Your goal
Exclude the pictures, then copy word for word the lines running from the beginning of the records through the line with "from matplotlib.transforms import offset_copy".

-------- Source material

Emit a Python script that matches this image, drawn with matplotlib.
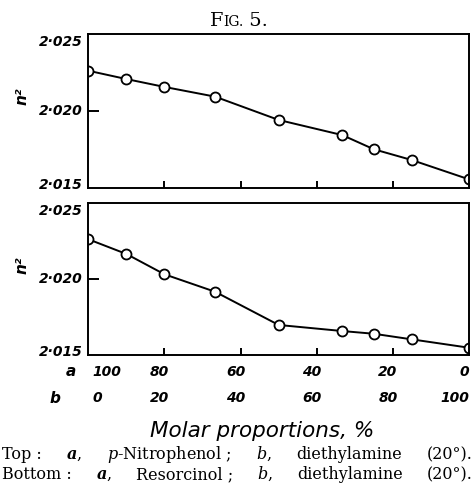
import matplotlib
matplotlib.use("Agg")
import matplotlib.pyplot as plt
from matplotlib.transforms import offset_copy

# ---- data ----
b_pct_top = [0, 10, 20, 33.3, 50, 66.7, 75, 85, 100]
n2_top = [2.02262, 2.02208, 2.02157, 2.02094, 2.01943, 2.01845, 2.01753, 2.01683, 2.01558]

b_pct_bottom = [0, 10, 20, 33.3, 50, 66.7, 75, 85, 100]
n2_bottom = [2.02263, 2.02166, 2.02032, 2.01917, 2.01698, 2.01658, 2.01640, 2.01603, 2.01548]

x_ticks_b = [0, 20, 40, 60, 80, 100]
a_labels = ['100', '80', '60', '40', '20', '0']
b_labels = ['0', '20', '40', '60', '80', '100']
y_tick_vals = [2.015, 2.020, 2.025]
y_tick_labels = ['2\u00b7015', '2\u00b7020', '2\u00b7025']

title_parts = ['F', 'IG.', ' 5.']
caption_top = ['Top :', r'$\mathbf{a}$,', r'$\mathit{p}$-Nitrophenol ;', r'$\mathit{b}$,',
               'diethylamine', '(20°).']
caption_bottom = ['Bottom :', r'$\mathbf{a}$,', 'Resorcinol ;', r'$\mathit{b}$,',
                  'diethylamine', '(20°).']
xlabel = 'Molar proportions, %'
ylabel = 'n\u00b2'

plt.rcParams['mathtext.fontset'] = 'custom'
plt.rcParams['mathtext.rm'] = 'DejaVu Serif'
plt.rcParams['mathtext.it'] = 'DejaVu Serif:italic'
plt.rcParams['mathtext.bf'] = 'DejaVu Serif:italic:bold'

W, H = 472, 486
fig = plt.figure(figsize=(W / 100, H / 100), dpi=100)


def fx(px):
    return px / W


def fy(py):
    return 1 - py / H


hand = dict(family='DejaVu Sans', weight='bold', style='italic')

panels = [
    (34.0, 188.3, b_pct_top, n2_top, 96),
    (203.3, 355.0, b_pct_bottom, n2_bottom, 265),
]
axes = []
for top, bot, xs, ys, ylab_y in panels:
    ax = fig.add_axes([fx(88.3), fy(bot), (469 - 88.3) / W, (bot - top) / H])
    ax.plot(xs, ys, '-', color='black', lw=1.4, marker='o', ms=7.2,
            mfc='white', mec='black', mew=1.3)
    ax.set_xlim(x_ticks_b[0], x_ticks_b[-1])
    ax.set_ylim(y_tick_vals[0], y_tick_vals[-1])
    for s in ax.spines.values():
        s.set_linewidth(1.4)
        s.set_zorder(3)
    ax.set_xticks(x_ticks_b[1:-1])
    ax.set_xticklabels([])
    ax.set_yticks(y_tick_vals[1:-1])
    ax.set_yticklabels([])
    ax.tick_params(axis='x', direction='in', length=5, width=1.4)
    ax.tick_params(axis='y', direction='in', length=8, width=1.4)
    for val, lab in zip(y_tick_vals, y_tick_labels):
        if val == y_tick_vals[-1]:
            dy = -8
        elif val == y_tick_vals[0]:
            dy = 3
        else:
            dy = 0
        tr = offset_copy(ax.get_yaxis_transform(), fig=fig, x=-6, y=dy, units='dots')
        ax.text(0, val, lab, transform=tr, ha='right', va='center', fontsize=10, **hand)
    fig.text(fx(22), fy(ylab_y), ylabel, rotation=90, ha='center', va='center',
             fontsize=11, **hand)
    axes.append(ax)

axb = axes[1]
for row, (labels, dy) in enumerate([(a_labels, -16.7), (b_labels, -43)]):
    for i, (xv, lab) in enumerate(zip(x_ticks_b, labels)):
        if i == 0:
            ha, dx = 'left', 4
        elif i == len(x_ticks_b) - 1:
            ha, dx = 'right', 0
        else:
            ha, dx = 'center', -5
        tr = offset_copy(axb.get_xaxis_transform(), fig=fig, x=dx, y=dy, units='dots')
        axb.text(xv, 0, lab, transform=tr, ha=ha, va='center', fontsize=10, **hand)

fig.text(fx(70.5), fy(371.7), 'a', ha='center', va='center', fontsize=11, **hand)
fig.text(fx(55), fy(398), 'b', ha='center', va='center', fontsize=11, **hand)

fig.text(fx(262), fy(431), xlabel, ha='center', va='center', fontsize=15.5,
         family='DejaVu Sans', style='italic')

fig.canvas.draw()
renderer = fig.canvas.get_renderer()

# caption: word groups justified across the line, like the wide original type
line_specs = [(caption_top, 2, 473, 459), (caption_bottom, 2, 473, 479)]
for words, x0, x1, base in line_specs:
    ts = [fig.text(0, fy(base), w_, ha='left', va='baseline', fontsize=11.5,
                   family='DejaVu Serif') for w_ in words]
    ws = [t.get_window_extent(renderer).width for t in ts]
    gap = (x1 - x0 - sum(ws)) / (len(ws) - 1)
    gap = max(gap, 4)
    x = x0
    for t, w_ in zip(ts, ws):
        t.set_x(fx(x))
        x += w_ + gap

# title in small capitals
sizes = [14, 10, 14]
pieces = []
for p, s in zip(title_parts, sizes):
    t = fig.text(0, fy(26), p, ha='left', va='baseline', fontsize=s, family='DejaVu Serif')
    pieces.append(t)
widths = [t.get_window_extent(renderer).width for t in pieces]
x = 239 - sum(widths) / 2
for t, w in zip(pieces, widths):
    t.set_x(fx(x))
    x += w

fig.savefig('out.png', dpi=100)
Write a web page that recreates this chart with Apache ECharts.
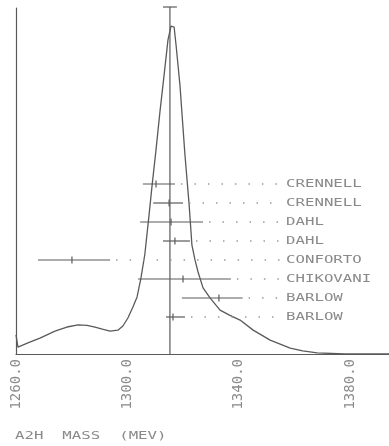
<!DOCTYPE html>
<html>
<head>
<meta charset="utf-8">
<script src="https://cdn.jsdelivr.net/npm/echarts@6/dist/echarts.min.js"></script>
<style>
html,body{margin:0;padding:0;background:#fff;}
#c{width:389px;height:446px;}
</style>
</head>
<body>
<div id="c"></div>
<script>
// ---- data ----
const experiments = ['CRENNELL','CRENNELL','DAHL','DAHL','CONFORTO','CHIKOVANI','BARLOW','BARLOW'];
const masses   = [1310.3, 1315.0, 1315.7, 1317.1, 1280.1, 1320.0, 1332.9, 1316.4];
const errMinus = [4.7, 5.7, 11.1, 4.3, 12.2, 16.2, 13.3, 2.5];
const errPlus  = [6.8, 5.0, 11.5, 5.4, 13.7, 17.2, 8.5, 4.3];
const meanMass = 1315.3;
const meanErr = 2.5;
const idMass = [1260.0,1260.7,1264.5,1268.6,1274.0,1278.3,1282.3,1285.5,1288.4,1291.0,1293.8,1296.6,1298.4,1300.2,1302.0,1303.5,1304.9,1306.3,1307.8,1308.9,1310.3,1311.7,1313.2,1314.6,1315.7,1316.1,1316.8,1317.5,1318.9,1320.7,1322.2,1323.2,1324.3,1325.4,1327.2,1329.7,1333.3,1336.5,1340.5,1345.2,1351.3,1358.5,1363.0,1368.2,1378.2,1394.0];
const idValue = [5.5,2.0,3.3,4.6,6.6,7.8,8.4,8.3,7.8,7.2,6.6,6.9,8.1,10.4,13.6,16.5,22.0,28.9,40.2,48.8,59.0,69.9,80.6,90.8,94.8,95.1,94.5,89.3,77.7,57.5,43.1,31.5,27.2,23.7,19.1,16.2,12.7,11.3,9.8,6.9,4.0,1.7,0.9,0.3,0.0,0.0];
const tickValues = [1260, 1300, 1340, 1380];
const axisTitle = 'A2H  MASS  (MEV)';

// ---- layout / style ----
const LINE = '#5a5a5a';
const TEXT = '#8a8a8a';
const ROW_Y0 = 184, ROW_STEP = 19;
const LABEL_X = 286;
const FONT = '11px "DejaVu Sans Mono"';
const SX = 1.43;

const chart = echarts.init(document.getElementById('c'), null, {renderer: 'canvas'});

const curve = idMass.map((m, i) => [m, idValue[i]]);
const rows = masses.map((m, i) => [m, errMinus[i], errPlus[i], i]);

function renderRow(params, api) {
  const m = api.value(0), lo = api.value(1), hi = api.value(2), i = api.value(3);
  const y = ROW_Y0 + i * ROW_STEP;
  const xc = api.coord([m, 0])[0];
  const xl = api.coord([m - lo, 0])[0];
  const xr = api.coord([m + hi, 0])[0];
  const ls = {stroke: LINE, lineWidth: 1.2};
  return {
    type: 'group',
    children: [
      {type: 'line', shape: {x1: xl, y1: y, x2: xr, y2: y}, style: ls},
      {type: 'line', shape: {x1: xc, y1: y - 3.5, x2: xc, y2: y + 3.5}, style: ls},
      {type: 'line', shape: {x1: xr + 6, y1: y, x2: LABEL_X - 3, y2: y},
        style: {stroke: '#9a9a9a', lineWidth: 1.3, lineDash: [1.5, 12]}},
      {type: 'text', x: LABEL_X, y: y, scaleX: SX,
        style: {text: experiments[i], fill: TEXT, font: FONT, verticalAlign: 'middle', align: 'left'}}
    ]
  };
}

function renderMean(params, api) {
  const m = api.value(0), e = api.value(1);
  const top = api.coord([m, 100]);
  const bot = api.coord([m, 0]);
  const l = api.coord([m - e, 100])[0];
  const r = api.coord([m + e, 100])[0];
  const ls = {stroke: LINE, lineWidth: 1.2};
  return {
    type: 'group',
    children: [
      {type: 'line', shape: {x1: top[0], y1: top[1] - 1, x2: bot[0], y2: bot[1]}, style: ls},
      {type: 'line', shape: {x1: l, y1: top[1] - 1, x2: r, y2: top[1] - 1}, style: ls}
    ]
  };
}

chart.setOption({
  animation: false,
  backgroundColor: '#fff',
  grid: {left: 16, right: 0, top: 8, bottom: 92, containLabel: false, outerBoundsMode: 'none'},
  xAxis: {
    type: 'value', min: 1260, max: 1394, interval: 40,
    axisLine: {show: true, lineStyle: {color: LINE, width: 1.2}},
    axisTick: {show: false},
    splitLine: {show: false},
    axisLabel: {
      rotate: 90, margin: 5, color: TEXT, fontFamily: 'DejaVu Sans Mono', fontSize: 14,
      showMaxLabel: false, showMinLabel: true,
      formatter: v => tickValues.indexOf(v) >= 0 ? v.toFixed(1) : ''
    }
  },
  yAxis: {
    type: 'value', min: 0, max: 100,
    axisLine: {show: true, lineStyle: {color: LINE, width: 1.2}},
    axisTick: {show: false}, axisLabel: {show: false}, splitLine: {show: false}
  },
  graphic: [{
    type: 'text', x: 15, y: 436, scaleX: SX,
    style: {text: axisTitle, fill: TEXT, font: FONT, verticalAlign: 'middle'}
  }],
  series: [
    {type: 'line', data: curve, showSymbol: false, smooth: false,
      lineStyle: {color: LINE, width: 1.3}, z: 3},
    {type: 'custom', data: [[meanMass, meanErr]], renderItem: renderMean, z: 4},
    {type: 'custom', data: rows, renderItem: renderRow, z: 5, clip: false}
  ]
});
</script>
</body>
</html>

----------------

Exercise answer
Emit a Python script that matches this image, drawn with matplotlib.
import matplotlib
matplotlib.use("Agg")
import matplotlib.pyplot as plt
from matplotlib.transforms import offset_copy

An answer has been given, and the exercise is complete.